A lengthy debate ensued, but clear answers were few and far between.
For Labour, former West Bromwich MP and Speaker of the House, Baroness Betty Boothroyd; former Lichfield MP, Baron Bruce Grocott; and former West Bromwich East MP, Baron Peter Snape, were among those who acted to defeat the government on the key motion by 307 votes to 277.
But Lord Cormack, Wolverhampton Wanderers director Baroness Rachael Heyhoe Flint, former Sutton Coldfield MP Lord Fowler, the Earl of Shrewsbury and JCB chairman Lord Bamford, all voted to not interfere with the government plans.
Despite their long-standing criticism about the unelected chamber, opposition MPs seized on the government's defeat as a victory for democracy.
John Spellar, Labour MP for Warley, accused the Government of 'over-doing' the constitutional issue.

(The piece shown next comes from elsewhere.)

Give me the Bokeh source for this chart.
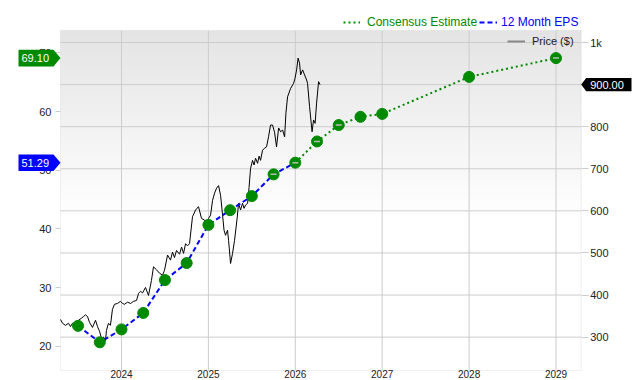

He said: "It is absolutely right that the Commons has supreme say on tax issues, but that would be like saying any changes to benefits whatsoever should be dealt with entirely within the Commons. This has a huge impact on a very large number of families.
"I hope the government now understand there is genuine widespread and serious concerns about the impact these changes will have.
"The government ought to listen the widespread concern about these changes rather than overreacting about supposed constitutional issues."
Peers backed two motions on Monday which delay the £4.4 billion cuts, which critics argue could deprive low-income workers of up to £1,300 a year. The government is now expected to review the rules governing the relationship between the two Houses of Parliament.
But Commons Speaker John Bercow, always quick to take centre stage, denied talk of a constitutional crisis. He said: "Nothing disorderly has occurred, no procedural impropriety."
But speaking in the House of Commons yesterday, the Chancellor George Osborne insisted he will press ahead with the changes to working tax credit and child tax credit.
David Winnick, Labour MP for Walsall North, said: "In my constituency, it is
estimated that 5,400 working families with children will lose on average some £26 a week.
"These are those in employment who receive tax credit because their wages are not sufficient on their own to bring up a family.
"If tax credits are slashed it will simply increase child poverty in Walsall."